Que Francisco de Quevedo era un genio de las letras… pues sí. Y un misógino también, porque una cosa no quita la otra. Quevedo era un solterón gamberro y le gustaba serlo; por eso ha quedado para la historia de sus mayores extravagancias hacer lo que hizo aquel 26 de febrero de 1634: se casó.
¿Y a qué venía casarse ahora, si ya tenía cincuenta y cuatro años? Y con una novia que no le gustaba. Una señora que ya no cumplía los cincuenta, viuda, con hijos y viviendo en Cetina, en Zaragoza. Pues eso mismo debió de preguntarse él, porque a los dos meses de la boda salió por pies. A Quevedo lo enredaron, porque solo así pudieron casarlo.

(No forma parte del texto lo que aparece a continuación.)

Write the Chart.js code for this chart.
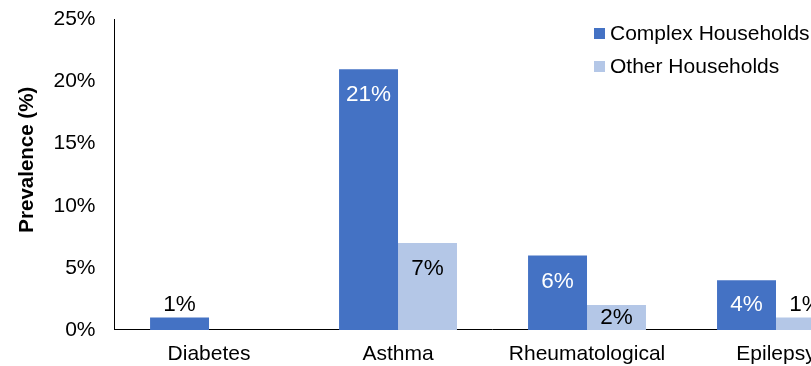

Quevedo, que había escrito en prosa y en verso contra el matrimonio, que cuando no estaba en una taberna estaba en un lupanar, que fumaba como una chimenea, bebía más que fumaba y andaba en líos con una tal Ledesma… ¿qué hacía casándose con más de cincuenta años? Escribió cosas como que «a los hombres que se casan los había de llevar la iglesia con campanillas delante, como a los ahorcados». Y cuando ya se le soltaba la pluma del todo, decía que prefería ver un cura en su entierro antes que en su boda, y que mejor se le helaran la lengua y las palabras antes de dar el sí, y que prefería un bárbaro otomano antes que un himeneo tirano… Y remató con esto: «Entre los acontecimientos del matrimonio, solo el de la pérdida de la mujer no puede ser afrentoso, porque si la mujer es mala, se gana con perderla; y si es buena, con perderla se asegura que no lo deje de ser».
Pues muy bien, pero después de todo esto… fue y se casó. La desafortunada fue doña Esperanza de Mendoza, señora de Cetina, con jugoso patrimonio y carnes que vivieron mejores tiempos. Por aquel entonces, Quevedo había sido nombrado secretario del rey Felipe IV y tenía que mantener las formas. Se hizo amigo del duque de Medinaceli, y la esposa del duque, amiga a su vez de la señora doña Esperanza, presionó a su marido para que presionara a Quevedo y se casara con esta mujer que necesitaba salir de la viudez. El duque de Medinaceli, por no oír más a su esposa, convenció a Quevedo, que se casó aquel 26 de febrero. Dicen que aguantó casado hasta finales de abril, y que no paró hasta que dos años después consiguió divorciarse para borrar esa mancha de su currículum «solteril».